A common composition of an advisor-created portfolio
Source: FI Portfolio solutions (3,198 Portfolio Reviews and Portfolio Quick Checks conducted between 4/1/25 and 6/30/25) and Morningstar.
ETF Usage
61% of incoming portfolios in Q3 have some allocation to ETFs. On average, 52% of an advisor’s portfolio is allocated to ETFs, which shows the popularity of the investment vehicle. We see the highest use of ETFs within the U.S. equity sleeve, where 61% of incoming portfolios have some allocation to them. In comparison, 74% of incoming portfolios use mutual funds.

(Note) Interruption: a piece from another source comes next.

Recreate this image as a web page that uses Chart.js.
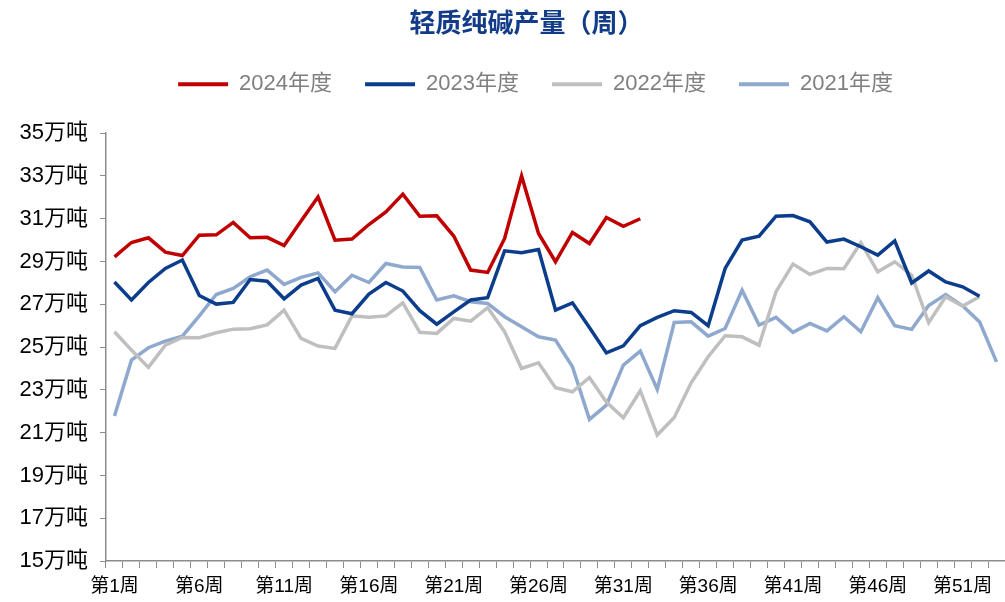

We see the lowest use of ETFs in the international where 45% of portfolios utilized ETFs and 77% of portfolios used mutual funds. Highest use of mutual funds is seen in the fixed income sleeve, where 80% of incoming portfolios have some allocation to that investment vehicle. ETF usage in that category is still significant, with 50% of incoming portfolios using them. One key point to note is that despite the varying adoption, the average allocation to each of the asset classes, despite the choice of investment vehicle, is comparable. This shows the conviction advisors have in ETFs. In Q3, we saw 36% of incoming portfolios with allocation to active ETFs—to put this in context, this number was 13% in 2022. The average allocation to active ETFs amongst users is around 23%. Highest adoption is in the fixed income asset class, with 28% of incoming portfolios utilizing them, followed by U.S. equity (25%).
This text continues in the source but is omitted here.